### Data excerpt ###

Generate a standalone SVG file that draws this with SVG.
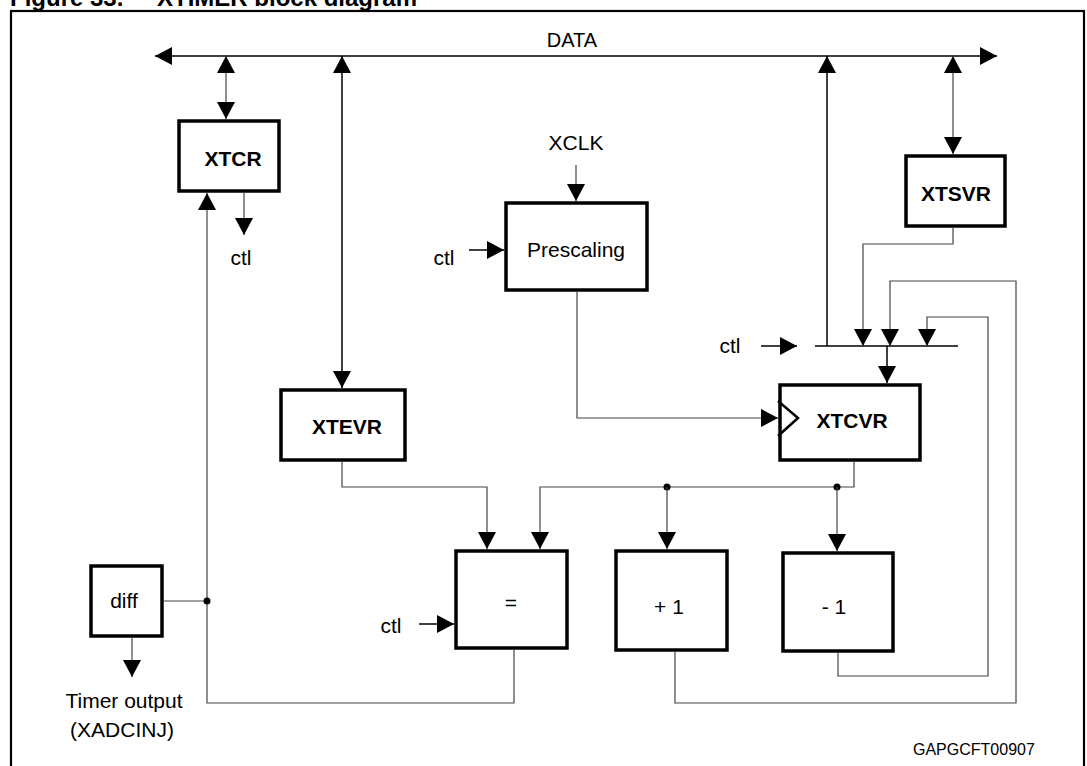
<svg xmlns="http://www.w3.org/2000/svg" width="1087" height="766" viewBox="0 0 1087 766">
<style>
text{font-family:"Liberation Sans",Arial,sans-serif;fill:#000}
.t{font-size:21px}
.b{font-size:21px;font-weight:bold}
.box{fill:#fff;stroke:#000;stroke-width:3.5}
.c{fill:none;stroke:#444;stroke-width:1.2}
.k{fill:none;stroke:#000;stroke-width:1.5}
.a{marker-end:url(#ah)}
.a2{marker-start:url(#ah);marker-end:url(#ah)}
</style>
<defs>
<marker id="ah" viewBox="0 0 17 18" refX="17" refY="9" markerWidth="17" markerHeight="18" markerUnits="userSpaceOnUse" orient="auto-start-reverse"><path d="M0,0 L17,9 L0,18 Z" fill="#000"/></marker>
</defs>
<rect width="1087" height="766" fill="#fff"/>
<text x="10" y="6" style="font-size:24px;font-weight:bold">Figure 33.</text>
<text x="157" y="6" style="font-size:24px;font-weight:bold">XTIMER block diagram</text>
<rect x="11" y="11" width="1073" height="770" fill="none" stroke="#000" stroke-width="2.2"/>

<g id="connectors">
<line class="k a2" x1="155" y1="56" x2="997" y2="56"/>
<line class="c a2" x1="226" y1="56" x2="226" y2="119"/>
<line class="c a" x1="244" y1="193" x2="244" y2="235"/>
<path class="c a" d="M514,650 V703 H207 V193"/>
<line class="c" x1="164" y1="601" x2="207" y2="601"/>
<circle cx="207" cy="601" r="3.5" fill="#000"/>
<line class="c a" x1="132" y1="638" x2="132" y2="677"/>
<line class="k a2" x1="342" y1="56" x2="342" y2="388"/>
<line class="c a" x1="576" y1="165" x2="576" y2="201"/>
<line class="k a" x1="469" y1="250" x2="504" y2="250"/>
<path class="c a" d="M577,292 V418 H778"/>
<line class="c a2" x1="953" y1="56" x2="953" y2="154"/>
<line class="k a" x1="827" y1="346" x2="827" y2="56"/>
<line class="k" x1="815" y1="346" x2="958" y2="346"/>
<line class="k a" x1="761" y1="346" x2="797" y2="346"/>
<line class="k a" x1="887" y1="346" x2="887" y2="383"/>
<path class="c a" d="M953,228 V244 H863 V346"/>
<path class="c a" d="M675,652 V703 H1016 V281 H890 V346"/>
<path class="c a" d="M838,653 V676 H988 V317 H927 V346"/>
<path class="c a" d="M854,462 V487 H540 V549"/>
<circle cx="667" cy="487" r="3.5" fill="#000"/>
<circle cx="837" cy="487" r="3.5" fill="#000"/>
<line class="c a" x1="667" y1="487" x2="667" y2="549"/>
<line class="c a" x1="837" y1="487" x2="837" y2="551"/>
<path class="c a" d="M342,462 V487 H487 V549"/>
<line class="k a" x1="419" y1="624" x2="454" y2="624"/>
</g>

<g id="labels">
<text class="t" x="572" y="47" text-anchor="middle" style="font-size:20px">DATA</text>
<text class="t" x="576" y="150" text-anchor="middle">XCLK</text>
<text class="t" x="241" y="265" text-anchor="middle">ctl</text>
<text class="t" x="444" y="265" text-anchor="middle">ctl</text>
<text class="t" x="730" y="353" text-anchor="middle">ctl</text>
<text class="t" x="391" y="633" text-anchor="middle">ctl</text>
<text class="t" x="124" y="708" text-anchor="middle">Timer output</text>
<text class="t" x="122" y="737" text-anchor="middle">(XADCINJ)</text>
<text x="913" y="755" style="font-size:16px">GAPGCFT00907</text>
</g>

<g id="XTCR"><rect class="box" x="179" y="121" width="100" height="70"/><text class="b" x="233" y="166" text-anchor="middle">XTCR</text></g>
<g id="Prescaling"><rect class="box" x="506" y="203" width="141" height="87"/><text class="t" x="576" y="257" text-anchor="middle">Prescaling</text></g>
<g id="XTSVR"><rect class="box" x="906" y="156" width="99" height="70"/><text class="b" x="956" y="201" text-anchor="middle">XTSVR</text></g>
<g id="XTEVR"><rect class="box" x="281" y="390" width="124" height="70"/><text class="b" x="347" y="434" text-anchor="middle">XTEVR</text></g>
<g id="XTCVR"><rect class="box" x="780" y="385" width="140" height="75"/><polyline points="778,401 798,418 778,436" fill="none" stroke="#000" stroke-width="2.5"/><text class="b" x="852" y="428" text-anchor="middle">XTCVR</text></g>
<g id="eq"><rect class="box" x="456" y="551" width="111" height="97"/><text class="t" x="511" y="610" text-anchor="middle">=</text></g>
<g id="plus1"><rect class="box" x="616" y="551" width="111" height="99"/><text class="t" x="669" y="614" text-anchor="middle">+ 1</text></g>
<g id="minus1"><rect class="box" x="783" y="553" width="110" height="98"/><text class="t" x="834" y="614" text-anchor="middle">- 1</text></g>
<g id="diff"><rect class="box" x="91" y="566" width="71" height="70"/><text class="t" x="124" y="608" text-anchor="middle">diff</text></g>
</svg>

###

- [Task statement]: Print the full listing exactly, dropping the pictures.

- [Answer below]:
Generate a standalone SVG file that draws this with SVG.
<svg xmlns="http://www.w3.org/2000/svg" width="1087" height="766" viewBox="0 0 1087 766">
<style>
text{font-family:"Liberation Sans",Arial,sans-serif;fill:#000}
.t{font-size:21px}
.b{font-size:21px;font-weight:bold}
.box{fill:#fff;stroke:#000;stroke-width:3.5}
.c{fill:none;stroke:#444;stroke-width:1.2}
.k{fill:none;stroke:#000;stroke-width:1.5}
.a{marker-end:url(#ah)}
.a2{marker-start:url(#ah);marker-end:url(#ah)}
</style>
<defs>
<marker id="ah" viewBox="0 0 17 18" refX="17" refY="9" markerWidth="17" markerHeight="18" markerUnits="userSpaceOnUse" orient="auto-start-reverse"><path d="M0,0 L17,9 L0,18 Z" fill="#000"/></marker>
</defs>
<rect width="1087" height="766" fill="#fff"/>
<text x="10" y="6" style="font-size:24px;font-weight:bold">Figure 33.</text>
<text x="157" y="6" style="font-size:24px;font-weight:bold">XTIMER block diagram</text>
<rect x="11" y="11" width="1073" height="770" fill="none" stroke="#000" stroke-width="2.2"/>

<g id="connectors">
<line class="k a2" x1="155" y1="56" x2="997" y2="56"/>
<line class="c a2" x1="226" y1="56" x2="226" y2="119"/>
<line class="c a" x1="244" y1="193" x2="244" y2="235"/>
<path class="c a" d="M514,650 V703 H207 V193"/>
<line class="c" x1="164" y1="601" x2="207" y2="601"/>
<circle cx="207" cy="601" r="3.5" fill="#000"/>
<line class="c a" x1="132" y1="638" x2="132" y2="677"/>
<line class="k a2" x1="342" y1="56" x2="342" y2="388"/>
<line class="c a" x1="576" y1="165" x2="576" y2="201"/>
<line class="k a" x1="469" y1="250" x2="504" y2="250"/>
<path class="c a" d="M577,292 V418 H778"/>
<line class="c a2" x1="953" y1="56" x2="953" y2="154"/>
<line class="k a" x1="827" y1="346" x2="827" y2="56"/>
<line class="k" x1="815" y1="346" x2="958" y2="346"/>
<line class="k a" x1="761" y1="346" x2="797" y2="346"/>
<line class="k a" x1="887" y1="346" x2="887" y2="383"/>
<path class="c a" d="M953,228 V244 H863 V346"/>
<path class="c a" d="M675,652 V703 H1016 V281 H890 V346"/>
<path class="c a" d="M838,653 V676 H988 V317 H927 V346"/>
<path class="c a" d="M854,462 V487 H540 V549"/>
<circle cx="667" cy="487" r="3.5" fill="#000"/>
<circle cx="837" cy="487" r="3.5" fill="#000"/>
<line class="c a" x1="667" y1="487" x2="667" y2="549"/>
<line class="c a" x1="837" y1="487" x2="837" y2="551"/>
<path class="c a" d="M342,462 V487 H487 V549"/>
<line class="k a" x1="419" y1="624" x2="454" y2="624"/>
</g>

<g id="labels">
<text class="t" x="572" y="47" text-anchor="middle" style="font-size:20px">DATA</text>
<text class="t" x="576" y="150" text-anchor="middle">XCLK</text>
<text class="t" x="241" y="265" text-anchor="middle">ctl</text>
<text class="t" x="444" y="265" text-anchor="middle">ctl</text>
<text class="t" x="730" y="353" text-anchor="middle">ctl</text>
<text class="t" x="391" y="633" text-anchor="middle">ctl</text>
<text class="t" x="124" y="708" text-anchor="middle">Timer output</text>
<text class="t" x="122" y="737" text-anchor="middle">(XADCINJ)</text>
<text x="913" y="755" style="font-size:16px">GAPGCFT00907</text>
</g>

<g id="XTCR"><rect class="box" x="179" y="121" width="100" height="70"/><text class="b" x="233" y="166" text-anchor="middle">XTCR</text></g>
<g id="Prescaling"><rect class="box" x="506" y="203" width="141" height="87"/><text class="t" x="576" y="257" text-anchor="middle">Prescaling</text></g>
<g id="XTSVR"><rect class="box" x="906" y="156" width="99" height="70"/><text class="b" x="956" y="201" text-anchor="middle">XTSVR</text></g>
<g id="XTEVR"><rect class="box" x="281" y="390" width="124" height="70"/><text class="b" x="347" y="434" text-anchor="middle">XTEVR</text></g>
<g id="XTCVR"><rect class="box" x="780" y="385" width="140" height="75"/><polyline points="778,401 798,418 778,436" fill="none" stroke="#000" stroke-width="2.5"/><text class="b" x="852" y="428" text-anchor="middle">XTCVR</text></g>
<g id="eq"><rect class="box" x="456" y="551" width="111" height="97"/><text class="t" x="511" y="610" text-anchor="middle">=</text></g>
<g id="plus1"><rect class="box" x="616" y="551" width="111" height="99"/><text class="t" x="669" y="614" text-anchor="middle">+ 1</text></g>
<g id="minus1"><rect class="box" x="783" y="553" width="110" height="98"/><text class="t" x="834" y="614" text-anchor="middle">- 1</text></g>
<g id="diff"><rect class="box" x="91" y="566" width="71" height="70"/><text class="t" x="124" y="608" text-anchor="middle">diff</text></g>
</svg>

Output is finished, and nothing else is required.